Muy lindo, pero… ¿qué tiene que ver esto con mi vida?, te estarás preguntando ¿Qué tiene que ver esto tan extraño, a veces, y difícil de explicar? Dice el evangelio: “…para que todo el que cree en él no muera, sino que tenga Vida eterna”. Todo el que confía en esto, el que cree que Dios es así, como él es y no como nosotros deseamos que sea, ese tiene Vida, una Vida distinta. Hay que contemplar, más que buscar entender, la maravilla de un Dios que no nos deja solos y que quiere que, conociéndolo, podamos vivir de él y amar como él. Somos creados a su imagen y semejanza, a imagen y semejanza del Hijo; llamados a ir “pareciéndonos” a él, viviendo y siendo hijos como él, haciendo la voluntad del Padre movidos por el Espíritu. Eso es lo que tiene que ir pasando en nuestras vidas. De a poco. Amar y ser amados. Divinizarnos, no para ser hombres que se creen dioses, sino para ser hijos que aprenden de la humildad de su Padre. Tenemos que amar, tanto como dejar que nos amen. No se puede vivir sin amar y sin ser amados. La Trinidad nos enseña y nos quiere hacer participar de ese amor.
¿Cómo hacemos para vivir eso? Antes que nada creyendo y confiando que Dios es así.
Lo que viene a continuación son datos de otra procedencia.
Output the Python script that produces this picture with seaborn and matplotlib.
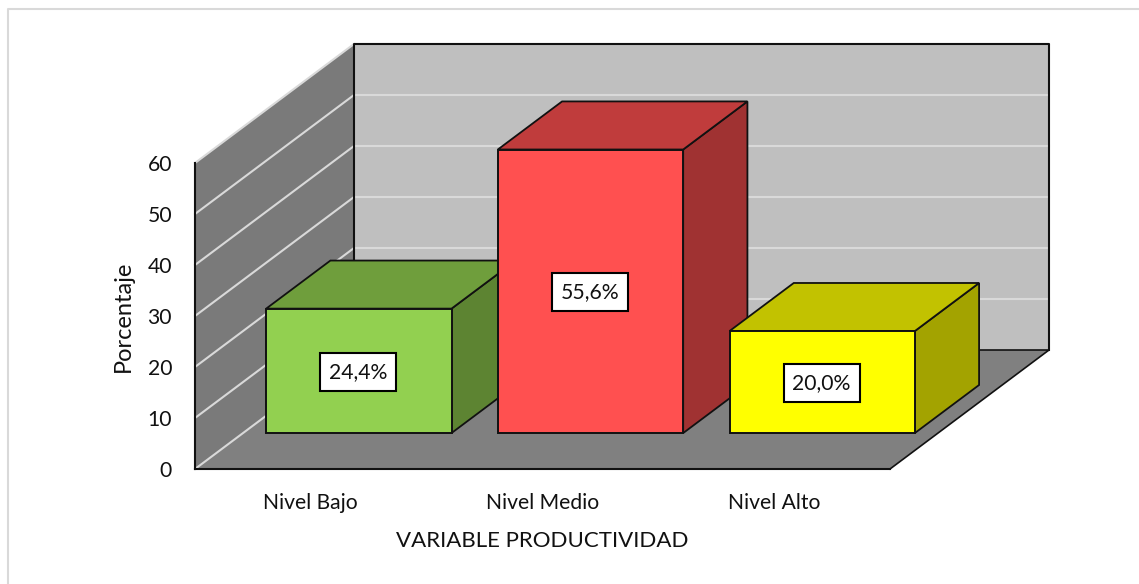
import matplotlib
matplotlib.use("Agg")
import matplotlib.pyplot as plt
import numpy as np
import pandas as pd
import seaborn as sns
from matplotlib.lines import Line2D
from matplotlib.patches import Polygon
from matplotlib.transforms import Affine2D, offset_copy

categories = ["Nivel Bajo", "Nivel Medio", "Nivel Alto"]
values = [24.4, 55.6, 20.0]
value_labels = ["24,4%", "55,6%", "20,0%"]
front_colors = ["#92d050", "#ff5050", "#ffff00"]
top_colors = ["#6f9e3c", "#c03c3c", "#c2c200"]
side_colors = ["#5d8432", "#a03232", "#a3a300"]
y_ticks = [0, 10, 20, 30, 40, 50, 60]

sns.set_theme(style="white")
plt.rcParams["font.family"] = ["Lato", "DejaVu Sans"]

W, H = 1139, 584
fig = plt.figure(figsize=(W / 100, H / 100), dpi=100, facecolor="white")
# Front plane of the box: the axis scale lives here, everything else is projected back from it
left, right, bottom, top = 195, 890, 469, 163
ax = fig.add_axes([left / W, 1 - bottom / H, (right - left) / W, (bottom - top) / H])
ax.set_xlim(-0.5, 2.5)
ax.set_ylim(0, 60)
ax.patch.set_alpha(0)

# Oblique projection: depth 0 is the front plane, depth 1 the back wall
DX = 159 / ((right - left) / 3)
DY = 119 / ((bottom - top) / 60)
BAR_FRONT, BAR_BACK = 0.302, 0.706
XMIN, XMAX, YMAX = -0.5, 2.5, 60


def proj(x, y, d):
    return x + d * DX, y + d * DY


def face(points, color, z, edge="none", lw=0):
    ax.add_patch(Polygon([proj(*p) for p in points], closed=True, facecolor=color,
                         edgecolor=edge, linewidth=lw, zorder=z, clip_on=False,
                         joinstyle="miter"))


def edge_line(points, color="#111111", lw=1.5, z=1.6):
    xs, ys = zip(*[proj(*p) for p in points])
    ax.plot(xs, ys, color=color, lw=lw, zorder=z, clip_on=False, solid_capstyle="projecting")


# Bars first, so the list of rectangles holds nothing but seaborn's front faces
data = pd.DataFrame({"nivel": categories, "porcentaje": values})
sns.barplot(data=data, x="nivel", y="porcentaje", hue="nivel", palette=front_colors,
            order=categories, hue_order=categories, width=0.8, saturation=1,
            edgecolor="#111111", linewidth=1.4, legend=False, ax=ax)
ax.set_xlim(-0.5, 2.5)
ax.set_ylim(0, 60)
bars = sorted([p for p in ax.patches if p.get_width() > 0], key=lambda p: p.get_x())

# Walls and floor
face([(XMIN, 0, 1), (XMAX, 0, 1), (XMAX, YMAX, 1), (XMIN, YMAX, 1)], "#bfbfbf", 1)
face([(XMIN, 0, 0), (XMIN, 0, 1), (XMIN, YMAX, 1), (XMIN, YMAX, 0)], "#7a7a7a", 1)
face([(XMIN, 0, 0), (XMAX, 0, 0), (XMAX, 0, 1), (XMIN, 0, 1)], "#808080", 1.2)

# Gridlines run across the side wall and along the back wall
for t in y_ticks:
    if t > 0:
        edge_line([(XMIN, t, 1), (XMAX, t, 1)], "#d9d9d9", 1.5, 1.1)
    edge_line([(XMIN, t, 0), (XMIN, t, 1)], "#d9d9d9", 1.5, 1.25)

# Box outline
edge_line([(XMIN, 0, 1), (XMIN, YMAX, 1), (XMAX, YMAX, 1), (XMAX, 0, 1)])
edge_line([(XMIN, 0, 1), (XMAX, 0, 1), (XMAX, 0, 0)], lw=1.2)

# Shift each front face to its depth inside the box and add its top and side
front_shift = Affine2D().translate(BAR_FRONT * DX, BAR_FRONT * DY) + ax.transData
label_trans = offset_copy(ax.transData, fig=fig, x=-0.5, y=-1, units="dots")
for i, (bar, label) in enumerate(zip(bars, value_labels)):
    x0, x1 = bar.get_x(), bar.get_x() + bar.get_width()
    h = bar.get_height()
    z = 3 + i
    bar.set_transform(front_shift)
    bar.set_zorder(z + 0.2)
    bar.set_clip_on(False)
    bar.set_joinstyle("miter")
    face([(x1, 0, BAR_FRONT), (x1, 0, BAR_BACK), (x1, h, BAR_BACK), (x1, h, BAR_FRONT)],
         side_colors[i], z, "#111111", 1.3)
    face([(x0, h, BAR_FRONT), (x1, h, BAR_FRONT), (x1, h, BAR_BACK), (x0, h, BAR_BACK)],
         top_colors[i], z + 0.1, "#111111", 1.3)
    cx, cy = proj((x0 + x1) / 2, h / 2, BAR_FRONT)
    ax.text(cx, cy, label, ha="center", va="center", fontsize=15.2, color="#111111",
            zorder=10, transform=label_trans,
            bbox=dict(boxstyle="square,pad=0.42", facecolor="white",
                      edgecolor="black", linewidth=1.5))

# Axis styling
ax.set_xticks(range(len(categories)), categories)
ax.set_yticks(y_ticks)
ax.tick_params(axis="both", length=0, labelsize=15.2, labelcolor="#111111")
ax.tick_params(axis="x", pad=17)
ax.tick_params(axis="y", pad=16.5)
ax.set_xlabel("VARIABLE PRODUCTIVIDAD", fontsize=16, color="#111111")
ax.set_ylabel("Porcentaje", fontsize=17, color="#111111")
ax.xaxis.set_label_coords(0.5, -0.203)
ax.yaxis.set_label_coords(-0.088, 0.5)
for name, spine in ax.spines.items():
    spine.set_visible(name in ("left", "bottom"))
    spine.set_color("#111111")
    spine.set_linewidth(1.5)
    spine.set_zorder(2)

# Light frame along the top and left of the chart area
fig.add_artist(Line2D([8 / W, 8 / W, 1], [0, 1 - 9 / H, 1 - 9 / H], transform=fig.transFigure,
                      color="#d9d9d9", linewidth=1.5, zorder=0))

fig.savefig("out.png", dpi=100)
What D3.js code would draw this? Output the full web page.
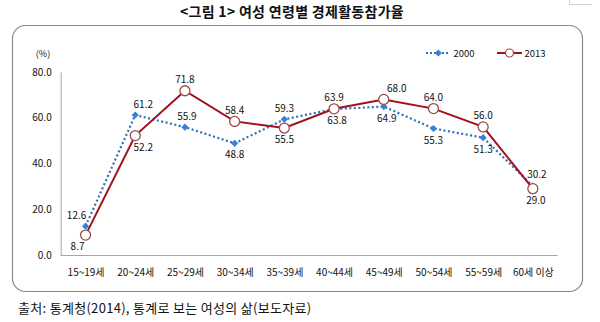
<!DOCTYPE html>
<html>
<head>
<meta charset="utf-8">
<script src="https://cdn.jsdelivr.net/npm/d3@7"></script>
<style>
  html, body { margin: 0; padding: 0; background: #fff; }
  svg { display: block; }
  text { font-family: "Noto Sans CJK KR", "Noto Sans", sans-serif; }
</style>
</head>
<body>
<svg id="chart" width="600" height="322"></svg>
<script>
// ---- data ----
const categories = ["15~19세", "20~24세", "25~29세", "30~34세", "35~39세", "40~44세", "45~49세", "50~54세", "55~59세", "60세 이상"];
const series2000 = [12.6, 61.2, 55.9, 48.8, 59.3, 63.8, 64.9, 55.3, 51.3, 30.2];
const series2013 = [8.7, 52.2, 71.8, 58.4, 55.5, 63.9, 68.0, 64.0, 56.0, 29.0];
const yTicks = [0, 20, 40, 60, 80];
const seriesNames = ["2000", "2013"];
const titleText = "<그림 1> 여성 연령별 경제활동참가율";
const sourceText = "출처: 통계청(2014), 통계로 보는 여성의 삶(보도자료)";
const unitText = "(%)";

// ---- label layout (style) ----
const side2000 = ["up", "up", "up", "down", "up", "down", "down", "down", "down", "up"];
const side2013 = ["down", "down", "up", "up", "down", "up", "up", "up", "up", "down"];
const nudge2000 = [-9, 8, 2, 0, 0, 3, 3, 0, 0, 4];
const nudge2013 = [-8, 8, 0, 0, 0, 0, 13, 0, 0, 3];

const svg = d3.select("#chart");

// outer rounded frame
svg.append("rect")
  .attr("x", 12.5).attr("y", 25.5).attr("width", 570).attr("height", 266)
  .attr("rx", 13).attr("ry", 13)
  .attr("fill", "none").attr("stroke", "#8a8a8a").attr("stroke-width", 1.2);

// tiny corner artifact at top right
svg.append("path").attr("d", "M569.5,0 V4.5 H592")
  .attr("fill", "none").attr("stroke", "#d0d0d0").attr("stroke-width", 1);

// title
svg.append("text").attr("x", 292).attr("y", 17)
  .attr("text-anchor", "middle").attr("font-size", 14).attr("font-weight", 700)
  .attr("letter-spacing", 0.3)
  .attr("fill", "#111").text(titleText);

// source
svg.append("text").attr("x", 18).attr("y", 313)
  .attr("font-size", 13).attr("letter-spacing", 0.3).attr("fill", "#111").text(sourceText);

// scales
const x = d3.scalePoint().domain(categories).range([60.7, 557.7]).padding(0.5);
const y = d3.scaleLinear().domain([0, 80]).range([255, 72]);

// axes
const yAxis = d3.axisLeft(y).tickValues(yTicks).tickSize(0).tickPadding(9).tickFormat(d3.format(".1f"));
const gy = svg.append("g").attr("transform", "translate(60.7,0)").call(yAxis);
gy.select(".domain").attr("stroke", "#a6a6a6");
gy.selectAll("text").attr("font-size", 10).attr("fill", "#111").attr("font-family", "Noto Sans CJK KR, sans-serif");

const xAxis = d3.axisBottom(x).tickSize(0).tickPadding(14);
const gx = svg.append("g").attr("transform", "translate(0,255)").call(xAxis);
gx.select(".domain").attr("stroke", "#a6a6a6").attr("d", "M60.7,0.5H557.7");
gx.selectAll("text").attr("font-size", 10).attr("fill", "#111").attr("font-family", "Noto Sans CJK KR, sans-serif");

// unit label
svg.append("text").attr("x", 43).attr("y", 57)
  .attr("text-anchor", "middle").attr("font-size", 9).attr("fill", "#111").text(unitText);

const line = d3.line().x((d, i) => x(categories[i])).y(d => y(d));

const blue = "#2c6fbd";
const diamondFill = "#3a80d8";
const red = "#a3101e";
const circleStroke = "#9c4a45";

// 2000 series (dotted)
svg.append("path").datum(series2000).attr("d", line)
  .attr("fill", "none").attr("stroke", blue).attr("stroke-width", 2.2)
  .attr("stroke-dasharray", "2,2.5");

// 2013 series (solid)
svg.append("path").datum(series2013).attr("d", line)
  .attr("fill", "none").attr("stroke", red).attr("stroke-width", 2);

const diamond = d3.symbol().type(d3.symbolSquare).size(26);
svg.append("g").selectAll("path").data(series2000).join("path")
  .attr("d", diamond)
  .attr("transform", (d, i) => `translate(${x(categories[i])},${y(d)}) rotate(45)`)
  .attr("fill", diamondFill);

svg.append("g").selectAll("circle").data(series2013).join("circle")
  .attr("cx", (d, i) => x(categories[i])).attr("cy", d => y(d)).attr("r", 5)
  .attr("fill", "#fff").attr("stroke", circleStroke).attr("stroke-width", 1.3);

// data labels
function addLabels(vals, sides, nudges) {
  svg.append("g").selectAll("text").data(vals).join("text")
    .attr("x", (d, i) => x(categories[i]) + nudges[i])
    .attr("y", (d, i) => y(d) + (sides[i] === "up" ? -7.5 : 15))
    .attr("text-anchor", "middle").attr("font-size", 10).attr("fill", "#111")
    .text(d => d3.format(".1f")(d));
}
addLabels(series2000, side2000, nudge2000);
addLabels(series2013, side2013, nudge2013);

// legend
const lg = svg.append("g");
lg.append("line").attr("x1", 426).attr("x2", 450).attr("y1", 53).attr("y2", 53)
  .attr("stroke", blue).attr("stroke-width", 2).attr("stroke-dasharray", "2,2");
lg.append("path").attr("d", diamond).attr("transform", "translate(438.3,53) rotate(45)").attr("fill", diamondFill);
lg.append("text").attr("x", 453.5).attr("y", 56.5).attr("font-size", 9.5).attr("fill", "#111").text(seriesNames[0]);
lg.append("line").attr("x1", 497).attr("x2", 522).attr("y1", 53).attr("y2", 53)
  .attr("stroke", red).attr("stroke-width", 2);
lg.append("circle").attr("cx", 509.5).attr("cy", 53).attr("r", 4)
  .attr("fill", "#fff").attr("stroke", circleStroke).attr("stroke-width", 1.2);
lg.append("text").attr("x", 524.5).attr("y", 56.5).attr("font-size", 9.5).attr("fill", "#111").text(seriesNames[1]);
</script>
</body>
</html>
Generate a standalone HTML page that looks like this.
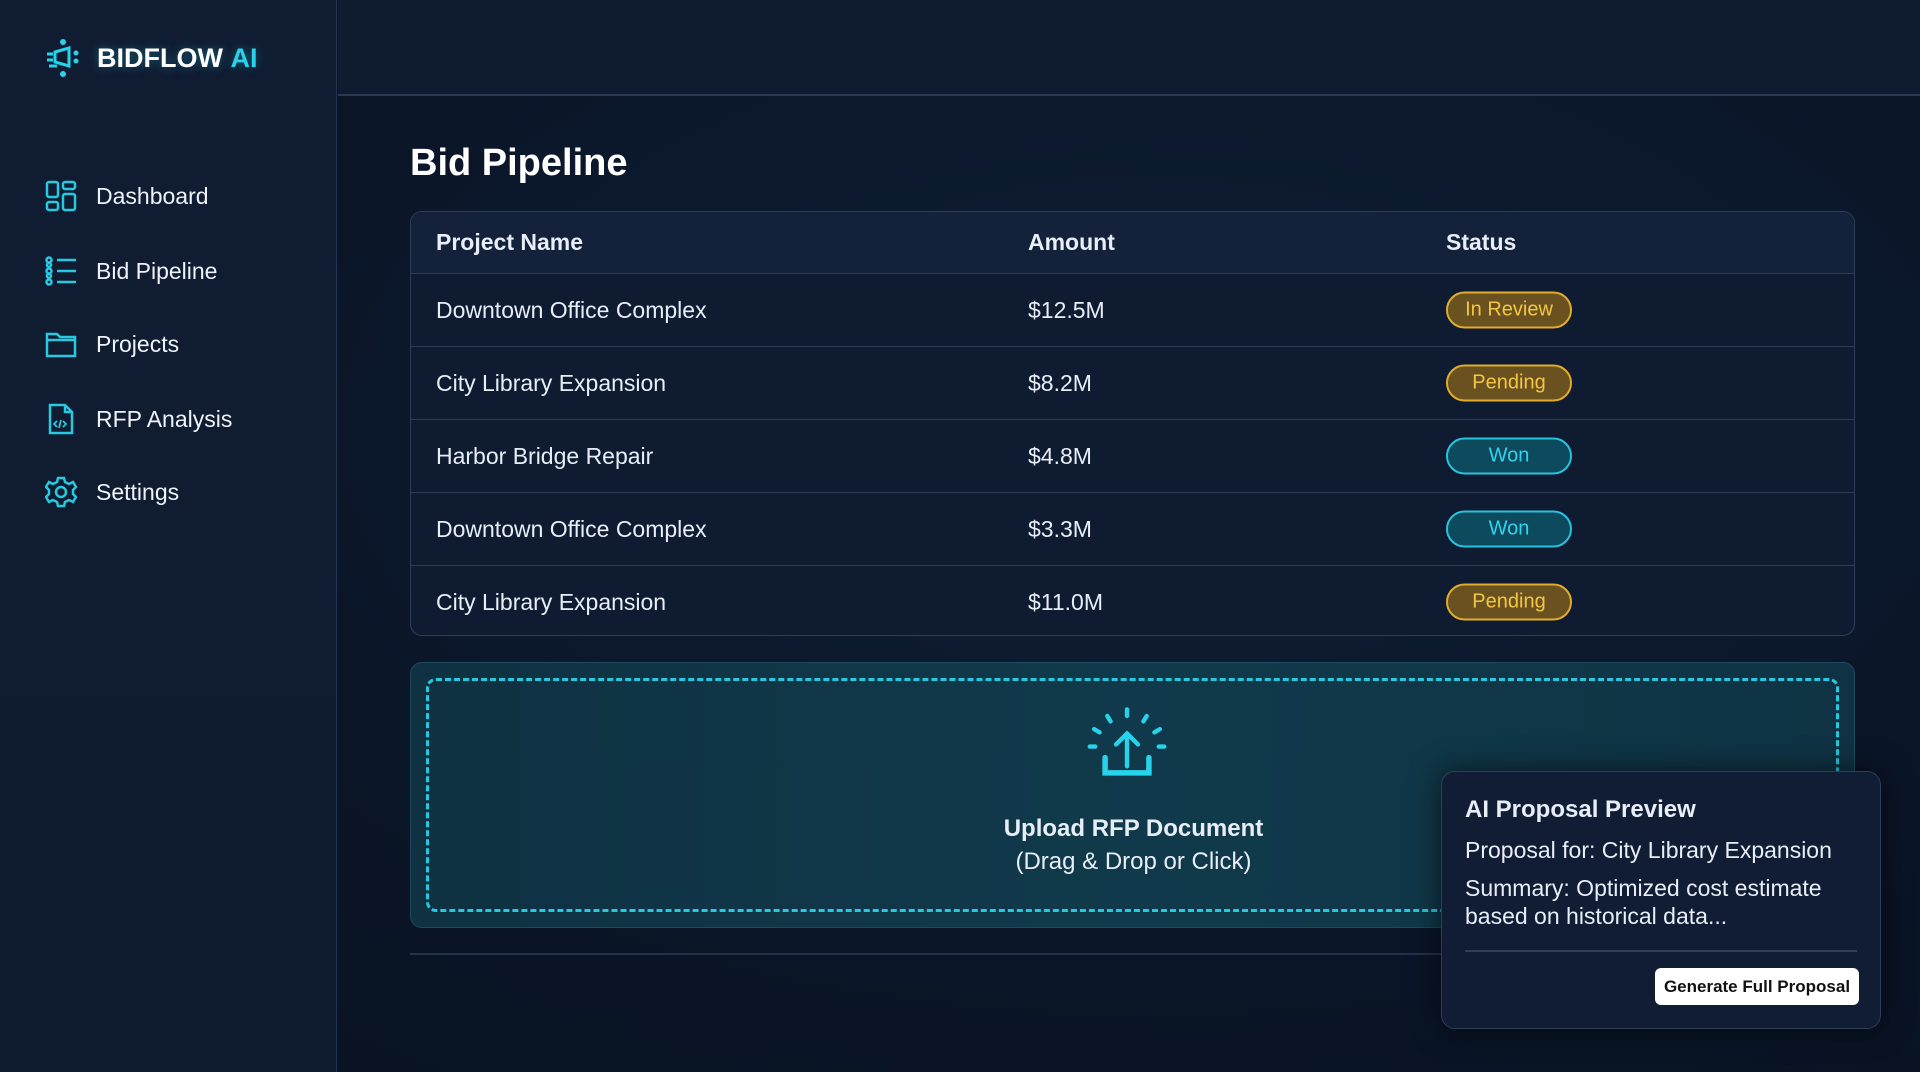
<!DOCTYPE html>
<html><head><meta charset="utf-8"><style>
*{margin:0;padding:0;box-sizing:border-box}
body{width:1920px;height:1072px;overflow:hidden;font-family:"Liberation Sans",sans-serif;color:#e8eef6;background:radial-gradient(ellipse at 60% 40%,#0f1e35 0%,#0a1527 60%,#081222 100%);position:relative}
.side{position:absolute;left:0;top:0;width:337px;height:1072px;background:linear-gradient(180deg,#101c31,#0f1b30);border-right:1px solid #25344d}
.top{position:absolute;left:338px;top:0;right:0;height:96px;background:#0f1b2f;border-bottom:2px solid #2a3a52}
.logo{position:absolute;left:45px;top:38px;display:flex;align-items:center;gap:16px;font-weight:bold;font-size:27px;color:#fff;text-shadow:0 0 10px rgba(40,200,230,.4)}
.logo b{color:#27d3ea}
.nav{position:absolute;left:45px;display:flex;align-items:center;gap:19px;font-size:23px;color:#eef3f9;transform:translateY(-50%)}
.nav svg{width:32px;height:32px}
h1{position:absolute;left:410px;top:142px;font-size:38px;font-weight:bold;color:#fff}
.tbl{position:absolute;left:410px;top:211px;width:1445px;height:425px;border:1.5px solid #2d3d57;border-radius:12px;background:#0e1b31;overflow:hidden}
.row{position:absolute;left:0;right:0;height:73px;border-top:1.5px solid #2c3c55;font-size:23px;display:flex;align-items:center}
.row span{position:absolute}
.hdr{top:0;height:61px;border-top:none;background:#13213a;font-weight:bold}
.c1{left:25px}.c2{left:617px}.c3{left:1035px}
.badge{width:126px;height:37px;border-radius:19px;display:flex;align-items:center;justify-content:center;font-size:20px;top:50%;transform:translateY(-50%)}
.y{background:#6a5220;border:2px solid #e1ac2e;color:#f3c744}
.t{background:#0d4a5e;border:2px solid #27c4de;color:#33d4ec}
.up{position:absolute;left:410px;top:662px;width:1445px;height:266px;border-radius:12px;background:linear-gradient(90deg,#0f3142,#103a4b,#0f3344);border:1.5px solid #1d4a5c}
.dash{position:absolute;left:15px;top:15px;right:15px;bottom:15px;border:3px dashed #27c9e0;border-radius:10px}
.ut{position:absolute;left:0;width:1445px;text-align:center;font-size:24px}
.card{position:absolute;left:1441px;top:771px;width:440px;height:258px;border:1.5px solid #2e3e58;border-radius:14px;background:#111d34;box-shadow:0 0 30px rgba(0,0,0,.6)}
.card p{position:absolute;left:23px;font-size:23px;color:#e8eef6}
.btn{position:absolute;left:213px;top:196px;width:204px;height:37px;background:#fff;border-radius:6px;color:#111;font-weight:bold;font-size:17px;display:flex;align-items:center;justify-content:center}
</style></head><body>
<div class="side">
<div class="logo"><svg width="36" height="40" viewBox="0 0 36 40"><g fill="none" stroke="#27d3ea" stroke-width="3"><path d="M10 14 L24 10 L24 28 L10 24 Z"/><path d="M2 16h6M2 22h6M4 28h8"/></g><circle cx="18" cy="4" r="3" fill="#27d3ea"/><circle cx="18" cy="36" r="3" fill="#27d3ea"/><circle cx="31" cy="15" r="2.5" fill="#27d3ea"/><circle cx="31" cy="23" r="2.5" fill="#27d3ea"/></svg><span>BIDFLOW <b>AI</b></span></div>
<div class="nav" style="top:196px"><svg viewBox="0 0 32 32" fill="none" stroke="#27c9e0" stroke-width="2.5"><rect x="2" y="2" width="11" height="15" rx="2"/><rect x="18" y="2" width="12" height="7" rx="2"/><rect x="2" y="22" width="11" height="8" rx="2"/><rect x="18" y="14" width="12" height="16" rx="2"/></svg>Dashboard</div>
<div class="nav" style="top:271px"><svg viewBox="0 0 32 32" fill="none" stroke="#27c9e0" stroke-width="2.5"><circle cx="4" cy="5" r="2.5"/><circle cx="4" cy="16" r="2.5"/><circle cx="4" cy="27" r="2.5"/><circle cx="4" cy="10" r="2"/><circle cx="4" cy="21" r="2"/><path d="M12 5h19M12 16h19M12 27h19"/></svg>Bid Pipeline</div>
<div class="nav" style="top:344px"><svg viewBox="0 0 32 32" fill="none" stroke="#27c9e0" stroke-width="2.5"><path d="M2 6 h10 l3 3 h15 v19 h-28 z M2 12 h28"/></svg>Projects</div>
<div class="nav" style="top:419px"><svg viewBox="0 0 32 32" fill="none" stroke="#27c9e0" stroke-width="2.5"><path d="M5 2 h15 l7 7 v21 h-22 z M20 2 v7 h7"/><path d="M12 18 l-3 3 3 3 M18 18 l3 3 -3 3 M16 17 l-2 8" stroke-width="1.8"/></svg>RFP Analysis</div>
<div class="nav" style="top:492px"><svg viewBox="0 0 32 32" fill="none" stroke="#27c9e0" stroke-width="2.5"><circle cx="16" cy="16" r="5"/><path d="M13 2h6l1 4 4 2 4-2 3 5-3 3v4l3 3-3 5-4-2-4 2-1 4h-6l-1-4-4-2-4 2-3-5 3-3v-4l-3-3 3-5 4 2 4-2z"/></svg>Settings</div>
</div>
<div class="top"></div>
<h1>Bid Pipeline</h1>
<div class="tbl">
<div class="row hdr"><span class="c1">Project Name</span><span class="c2">Amount</span><span class="c3">Status</span></div>
<div class="row" style="top:61px"><span class="c1">Downtown Office Complex</span><span class="c2">$12.5M</span><span class="c3 badge y">In Review</span></div>
<div class="row" style="top:134px"><span class="c1">City Library Expansion</span><span class="c2">$8.2M</span><span class="c3 badge y">Pending</span></div>
<div class="row" style="top:207px"><span class="c1">Harbor Bridge Repair</span><span class="c2">$4.8M</span><span class="c3 badge t">Won</span></div>
<div class="row" style="top:280px"><span class="c1">Downtown Office Complex</span><span class="c2">$3.3M</span><span class="c3 badge t">Won</span></div>
<div class="row" style="top:353px"><span class="c1">City Library Expansion</span><span class="c2">$11.0M</span><span class="c3 badge y">Pending</span></div>
</div>
<div class="up"><div class="dash"></div>
<svg style="position:absolute;left:670px;top:42px" width="92" height="92" viewBox="0 0 84 84" fill="none" stroke="#27d3ea" stroke-width="4" stroke-linecap="round"><path d="M42 4v6M24 10l3 5M60 10l-3 5M12 22l5 3M72 22l-5 3M8 38h5M71 38h5"/><path d="M42 56V26M32 36l10-10 10 10"/><path d="M22 48v14h40V48" stroke-width="5"/></svg>
<div class="ut" style="top:152px;font-weight:bold">Upload RFP Document</div>
<div class="ut" style="top:185px">(Drag &amp; Drop or Click)</div>
</div>
<div style="position:absolute;left:410px;top:953px;width:1035px;height:2px;background:#22324a"></div>
<div class="card">
<p style="top:24px;font-weight:bold;font-size:24px">AI Proposal Preview</p>
<p style="top:65px">Proposal for: City Library Expansion</p>
<p style="top:102px;line-height:28px">Summary: Optimized cost estimate<br>based on historical data...</p>
<div style="position:absolute;left:23px;right:23px;top:178px;height:1.5px;background:#2e3e58"></div>
<div class="btn">Generate Full Proposal</div>
</div>
</body></html>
Dios no es cualquier cosa que yo me imagino, sino que es como él se reveló. El primer paso es aceptar el amor de este Dios tan amoroso. Dejarse amar y no hablar de Dios como se me antoja, sino como él nos enseña. Un Dios que ama tanto al mundo que envía a su Hijo a salvarlo y no a condenarlo. ¿Qué más podemos hacer? Adorar a nuestra Trinidad, reconocerla como lo más grande de nuestra vida. Adorarla con nuestra propia vida, con nuestros pensamientos y deseos, queriendo lo mismo que ella quiere: amar y ser amados. Dios no es un ser solitario. Nosotros tampoco podemos serlo. Dios no solo quiere ser amado, sino que ama. Esa es la mejor manera de adorarlo. También con nuestra oración diaria, con cada gesto religioso de corazón que hagamos, principalmente, con nuestra adoración en espíritu y en verdad.
Hoy hagamos una señal de la cruz distinta, tomando conciencia de que este gesto sencillo nos identifica como lo que somos, creyentes en un Dios que es Padre, Hijo y Espíritu Santo, y que su gloria es que nosotros participemos de su divinidad.